Usul çerçevesinde Hadis ve Fıkıh mirasımızı birlikte ele alarak, usulü fıkıh mirasımızı çok iyi tetkik ederek, usulü fıkıh mirasımızı bugüne taşıyarak meseleleri günümüze taşıma gibi bir zorunluluğumuz var. Aksi halde içine girdiğimiz sorunlar bizi kuşatmaya devam eder. İslam ahkamı, Ahkam-ı Kazaiye ve Ahkam-ı Diyaniye diye ikiye ayrılmıştır. Ahkam-ı Diyaniye aynı zamanda fetva kısmını teşkil eder. Ahkam-ı Diyaniye, kul ile Rabbi arasındaki meseleler. Ahkam-ı Kazaiye kul ile kullar arasındaki ahkamı hükme bağlar. Ancak yaşadığımız ülkelerin yönetimlerini de dikkate aldığımızda kullar arasındaki pek çok mesele de size gelmektedir. Bilhassa bu konularda verilebilecek yanlış bir karar o ülkelerin dini istikrarını ortadan kaldırabilir. O ülkede kargaşaya, anarşi ve terörün doğmasına yol açabilir.
“Müslümanların çoğunluk olarak yaşadığı ülkelerle azınlık olarak yaşadığı ülkelerde verilen fetvalar arasındaki aynılıklar pek çok sorunun ortaya çıkmasına yol açıyor…”
Müslümanların azınlık olarak yaşadığı ülkelerde çok daha büyük sıkıntılar olduğunu biliyoruz. Müslümanların hakim çoğunluk olarak yaşadığı ülkelerde verilen fetvalarla Müslümanların azınlık olarak yaşadığı ülkelerde verilen fetvalar arasındaki aynılıklar pek çok sorunun ortaya çıkmasına yol açıyor. Halbuki biz her ülkeyi biricik kabul ederek, her ülkenin yaşadıklarını dikkate alarak vermek zorundayız. Fetva verilirken müstefdinin yaşadığı ülkesi, şehri sorulmadan fetva verilemeyeceği yönünde bir görüş vardır. İslam dünyasında verilen fetvaların diyelim ki, Pasifik Asya'da yüz Müslümanın yaşadığı bir ülkeye taşındığı zaman ne tür sorunlarla karşılaşıldığını görmemiz lazım.
Başkan Görmez, kurulan Fetva Meclisinin diğer uluslararası Fetva Meclisleriyle irtibatının sağlanarak daha genişletilmiş toplantılarla fetva kargaşasının önüne geçilmesi gerektiğini vurguladı.
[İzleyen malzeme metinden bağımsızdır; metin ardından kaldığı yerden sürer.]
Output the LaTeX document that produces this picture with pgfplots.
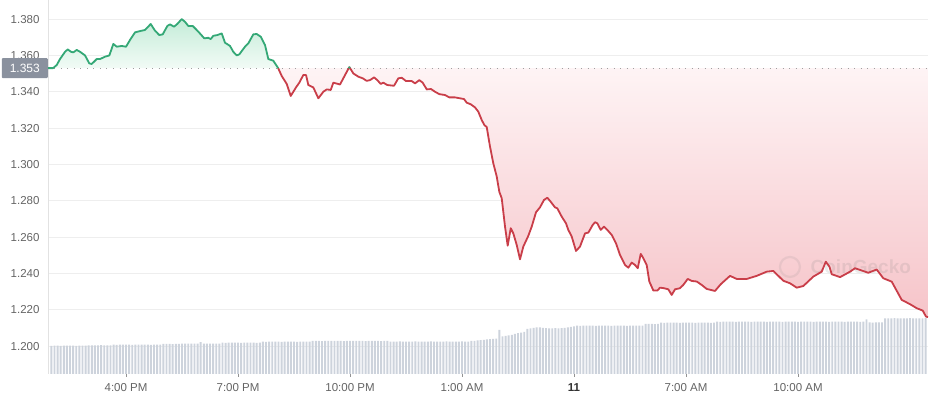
\documentclass[border=0pt]{standalone}
\usepackage{fontspec}
\setmainfont{Liberation Sans}
\usepackage{pgfplots}
\usepackage{pgfplotstable}
\pgfplotsset{compat=1.18}
\definecolor{upgreen}{RGB}{52,168,118}
\definecolor{downred}{RGB}{201,62,73}
\definecolor{gridgray}{RGB}{238,238,238}
\definecolor{leftline}{RGB}{226,226,226}
\definecolor{labgray}{RGB}{100,100,100}
\definecolor{volgray}{RGB}{205,211,220}
\definecolor{badgegray}{RGB}{138,145,158}
\definecolor{gtop}{RGB}{196,236,216}
\definecolor{gbot}{RGB}{242,251,246}
\definecolor{rtop}{RGB}{254,244,245}
\definecolor{rbot}{RGB}{246,196,201}

\pgfplotstableread{
m v
-125.4 1.3530
-117.3 1.3530
-111.4 1.3547
-106.1 1.3580
-98.0 1.3620
-93.7 1.3633
-88.4 1.3620
-84.7 1.3617
-79.2 1.3630
-73.9 1.3620
-65.9 1.3600
-59.0 1.3556
-55.1 1.3553
-47.1 1.3580
-41.8 1.3580
-33.7 1.3593
-26.8 1.3600
-20.4 1.3663
-14.9 1.3648
-6.9 1.3652
0.0 1.3648
6.4 1.3685
14.5 1.3727
22.5 1.3734
30.5 1.3740
39.7 1.3773
46.6 1.3736
53.5 1.3712
59.0 1.3716
66.4 1.3762
70.7 1.3771
77.1 1.3758
82.4 1.3773
89.5 1.3800
94.8 1.3785
100.1 1.3762
107.2 1.3762
113.6 1.3740
120.1 1.3716
125.8 1.3694
132.3 1.3697
136.1 1.3690
140.3 1.3708
146.7 1.3712
153.8 1.3721
159.1 1.3670
167.1 1.3652
172.4 1.3620
177.9 1.3600
182.1 1.3606
191.2 1.3648
196.5 1.3666
204.6 1.3716
210.0 1.3718
216.5 1.3703
223.4 1.3657
228.7 1.3580
236.7 1.3571
244.5 1.3530
}\greendata

\pgfplotstableread{
m v
244.5 1.3530
250.2 1.3487
258.3 1.3443
264.7 1.3377
273.2 1.3424
278.5 1.3450
284.9 1.3492
289.3 1.3492
293.0 1.3437
301.0 1.3424
309.1 1.3364
317.1 1.3400
322.6 1.3413
329.0 1.3410
333.2 1.3450
337.5 1.3446
343.9 1.3440
352.0 1.3492
357.9 1.3530
358.9 1.3535
360.0 1.3530
365.3 1.3501
373.3 1.3483
380.4 1.3474
386.8 1.3460
392.1 1.3464
398.6 1.3479
403.9 1.3464
409.3 1.3443
413.5 1.3450
419.9 1.3437
430.7 1.3433
437.6 1.3474
443.1 1.3477
450.0 1.3459
459.1 1.3459
464.5 1.3446
471.4 1.3464
476.8 1.3450
483.3 1.3413
490.2 1.3415
496.6 1.3400
503.5 1.3387
512.7 1.3382
519.6 1.3369
528.7 1.3369
536.8 1.3364
543.2 1.3360
547.5 1.3340
554.0 1.3331
560.9 1.3314
566.2 1.3290
571.6 1.3245
575.8 1.3217
579.7 1.3206
585.0 1.3098
590.3 1.3006
595.8 1.2933
599.9 1.2850
603.8 1.2814
609.1 1.2658
613.4 1.2553
618.3 1.2649
622.4 1.2621
627.9 1.2557
633.2 1.2478
638.5 1.2548
646.5 1.2607
652.0 1.2658
658.9 1.2737
665.3 1.2764
671.8 1.2805
677.1 1.2817
682.5 1.2795
689.4 1.2764
693.1 1.2759
700.2 1.2713
707.1 1.2676
710.8 1.2640
716.3 1.2603
723.2 1.2524
729.6 1.2548
737.7 1.2621
743.0 1.2625
750.0 1.2667
753.7 1.2682
757.4 1.2676
762.9 1.2640
768.2 1.2658
773.5 1.2640
780.6 1.2612
787.5 1.2566
793.9 1.2502
801.9 1.2447
807.3 1.2432
812.7 1.2460
818.0 1.2447
822.4 1.2429
827.2 1.2508
831.4 1.2484
836.8 1.2447
841.0 1.2356
847.5 1.2306
853.9 1.2306
858.2 1.2322
864.7 1.2319
871.5 1.2313
877.0 1.2282
882.3 1.2313
890.3 1.2319
895.6 1.2337
902.7 1.2370
909.1 1.2359
917.2 1.2356
925.2 1.2337
933.3 1.2315
946.6 1.2304
955.8 1.2341
970.7 1.2387
981.5 1.2370
997.6 1.2370
1013.6 1.2387
1029.7 1.2410
1040.3 1.2414
1056.4 1.2360
1067.2 1.2346
1077.9 1.2322
1088.5 1.2331
1104.6 1.2383
1118.1 1.2410
1124.6 1.2465
1130.4 1.2438
1134.2 1.2396
1147.6 1.2380
1163.6 1.2410
1171.6 1.2429
1192.9 1.2404
1206.4 1.2422
1217.0 1.2374
1230.6 1.2355
1246.6 1.2255
1260.0 1.2231
1270.7 1.2209
1280.4 1.2196
1285.7 1.2163
1288.9 1.2160
}\reddata

\begin{document}
\begin{tikzpicture}
\begin{axis}[name=price, scale only axis, width=880pt, height=374pt,
  xmin=-125.4, xmax=1288.9, ymin=1.1847, ymax=1.3905,
  axis lines*=left,
  x axis line style={draw=none},
  y axis line style={draw=leftline, line width=0.6pt},
  ymajorgrids, grid style={draw=gridgray, line width=0.7pt},
  ytick={1.200,1.220,1.240,1.260,1.280,1.300,1.320,1.340,1.360,1.380},
  yticklabels={1.200,1.220,1.240,1.260,1.280,1.300,1.320,1.340,1.360,1.380},
  xtick={0,180,360,540,720,900,1080},
  xticklabels={4:00 PM,7:00 PM,10:00 PM,1:00 AM,{\textbf{\color{black!80}11}},7:00 AM,10:00 AM},
  tick align=outside, major tick length=3pt,
  ytick style={draw=none},
  xtick style={draw=labgray!70, line width=0.6pt},
  tick label style={font=\fontsize{11.5}{13}\selectfont, text=labgray},
  yticklabel style={xshift=-2pt},
  xticklabel style={yshift=-3pt},
  no markers,
  clip mode=individual,
]
\addplot[draw=none, top color=gtop, bottom color=gbot] table[x=m,y=v] {\greendata} -- cycle;
\addplot[draw=none, top color=rtop, bottom color=rbot] table[x=m,y=v] {\reddata} -- (axis cs:1288.9,1.353) -- cycle;
\draw[color=gray!75, line width=0.9pt, dash pattern=on 0.9pt off 5.6pt] (axis cs:-125.4,1.353) -- (axis cs:1288.9,1.353);
\draw[gray, opacity=0.13, line width=2.2pt] (axis cs:1067,1.2436) circle[radius=10pt];
\node[anchor=west, text=gray, opacity=0.16, font=\fontsize{19}{21}\selectfont\bfseries, inner sep=0pt] at (axis cs:1100,1.2436) {CoinGecko};
\addplot[downred, line width=1.8pt, line join=round] table[x=m,y=v] {\reddata};
\addplot[upgreen, line width=1.8pt, line join=round] table[x=m,y=v] {\greendata};
\addplot[upgreen, line width=1.8pt, line join=round] coordinates {(357.9,1.3530)(358.9,1.3535)(360.0,1.3530)};
\node[fill=badgegray, text=white, anchor=east, minimum width=46pt, minimum height=20pt, inner sep=0pt, rounded corners=1pt, font=\fontsize{12}{14}\selectfont] at (axis cs:-125.4,1.353) {1.353};
\end{axis}
\begin{axis}[scale only axis, width=880pt, height=374pt,
  at={(price.south west)}, anchor=south west,
  xmin=-125.4, xmax=1288.9, ymin=0, ymax=374, hide axis,
  ybar, bar width=1.9pt]
\addplot[fill=volgray, draw=none] coordinates {
(-120,28.2)(-115,28.3)(-110,28.3)(-105,28.2)(-100,28.3)(-95,28.4)(-90,28.3)(-85,28.3)(-80,28.2)(-75,28.3)(-70,28.3)(-65,28.4)
(-60,28.7)(-55,28.6)(-50,28.7)(-45,28.7)(-40,28.8)(-35,28.7)(-30,28.6)(-25,28.7)
(-20,29.3)(-15,29.2)(-10,29.3)(-5,29.3)(0,29.4)(5,29.3)(10,29.2)(15,29.3)(20,29.3)(25,29.4)(30,29.3)(35,29.3)(40,29.2)(45,29.3)(50,29.4)(55,29.3)
(60,30.0)(65,30.1)(70,30.0)(75,29.9)(80,30.0)(85,30.1)
(90,30.3)(95,30.4)(100,30.3)(105,30.3)(110,30.4)(115,30.3)(120,31.8)(125,30.3)(130,30.4)(135,30.3)(140,30.3)(145,30.4)(150,30.3)
(155,31.3)(160,31.2)(165,31.3)(170,31.4)(175,31.3)(180,31.3)(185,31.2)(190,31.3)(195,31.4)(200,31.3)(205,31.3)(210,31.2)(215,31.3)
(220,32.3)(225,32.2)(230,32.3)(235,32.4)(240,32.3)(245,32.3)(250,32.2)(255,32.3)(260,32.4)(265,32.3)(270,32.3)(275,32.2)(280,32.3)(285,32.4)(290,32.3)(295,32.3)
(300,33.0)(305,33.1)(310,33.0)(315,32.9)(320,33.0)(325,33.1)(330,33.0)(335,33.0)(340,33.1)(345,33.0)(350,32.9)(355,33.0)(360,33.1)(365,33.0)(370,33.0)(375,33.1)(380,33.0)(385,32.9)(390,33.0)(395,33.1)(400,33.0)(405,33.0)(410,32.9)(415,33.0)(420,33.1)
(425,32.4)(430,32.3)(435,32.4)(440,32.5)(445,32.4)(450,32.4)(455,32.3)(460,32.4)(465,32.5)(470,32.4)(475,32.4)(480,32.3)(485,32.4)(490,32.5)(495,32.4)(500,32.4)(505,32.3)(510,32.4)(515,32.5)(520,32.4)(525,32.4)(530,32.3)(535,32.4)(540,32.5)(545,32.4)(550,32.4)
(555,33.0)(560,33.2)(565,33.5)(570,33.8)(575,34.0)
(580,34.5)(585,34.8)(590,35.0)(595,35.3)
(600,44.0)
(605,37.5)(610,38.0)(615,38.5)(620,39.0)
(625,40.0)(630,40.8)(635,41.3)(640,42.0)
(645,45.0)(650,45.5)(655,46.0)
(660,46.7)(665,46.5)(670,46.2)(675,45.8)(680,45.7)(685,45.7)(690,45.8)(695,45.7)(700,45.9)(705,46.0)(710,46.7)(715,47.0)(720,47.5)
(725,48.3)(730,48.2)(735,48.3)(740,48.4)(745,48.3)(750,48.3)(755,48.2)(760,48.3)(765,48.4)(770,48.3)(775,48.3)(780,48.2)(785,48.3)(790,48.4)(795,48.3)(800,48.3)(805,48.2)(810,48.3)(815,48.4)(820,48.3)(825,48.3)(830,48.4)
(835,50.0)(840,50.1)(845,50.0)(850,49.9)(855,50.0)
(860,51.3)(865,51.2)(870,51.3)(875,51.4)(880,51.3)(885,51.3)(890,51.2)(895,51.3)(900,51.4)(905,51.3)(910,51.3)(915,51.2)(920,51.3)(925,51.4)(930,51.3)(935,51.3)(940,51.2)(945,51.3)
(950,52.3)(955,52.2)(960,52.3)(965,52.4)(970,52.3)(975,52.3)(980,52.2)(985,52.3)(990,52.4)(995,52.3)(1000,52.3)(1005,52.2)(1010,52.3)(1015,52.4)(1020,52.3)(1025,52.3)
(1030,52.2)(1035,52.3)(1040,52.4)(1045,52.3)(1050,52.3)(1055,52.2)(1060,52.3)(1065,52.4)(1070,52.3)(1075,52.3)(1080,52.2)(1085,52.3)(1090,52.4)(1095,52.3)(1100,52.3)(1105,52.2)
(1110,52.3)(1115,52.4)(1120,52.3)(1125,52.3)(1130,52.2)(1135,52.3)(1140,52.4)(1145,52.3)(1150,52.3)(1155,52.2)(1160,52.3)(1165,52.4)(1170,52.3)(1175,52.3)(1180,52.2)(1185,52.3)
(1190,54.7)
(1195,51.5)(1200,51.4)(1205,51.5)(1210,51.6)(1215,51.5)
(1220,55.7)(1225,55.6)(1230,55.7)(1235,55.8)(1240,55.7)(1245,55.7)(1250,55.6)(1255,55.7)(1260,55.8)(1265,55.7)(1270,55.7)(1275,55.6)(1280,55.7)(1285,55.8)
};
\end{axis}
\pgfresetboundingbox
\path ([shift={(-48pt,-26pt)}]price.south west) rectangle ([shift={(1pt,0pt)}]price.north east);
\end{tikzpicture}
\end{document}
Fetva Meclisinin oluşturulduğu, İcra Heyetinin teşkil edildiği ve Fetva Meclisinin çalışma usulünün belirlendiği toplantıya, Din İşleri Yüksek Kurulu Başkanı Dr. Ekrem Keleş, Diyanet İşleri Başkan Yardımcısı Prof. Dr. Yavuz Ünal, Din İşleri Yüksek Kurulu Üyeleri ve Avrasya İslam Şurası üye ülkeleri katıldı.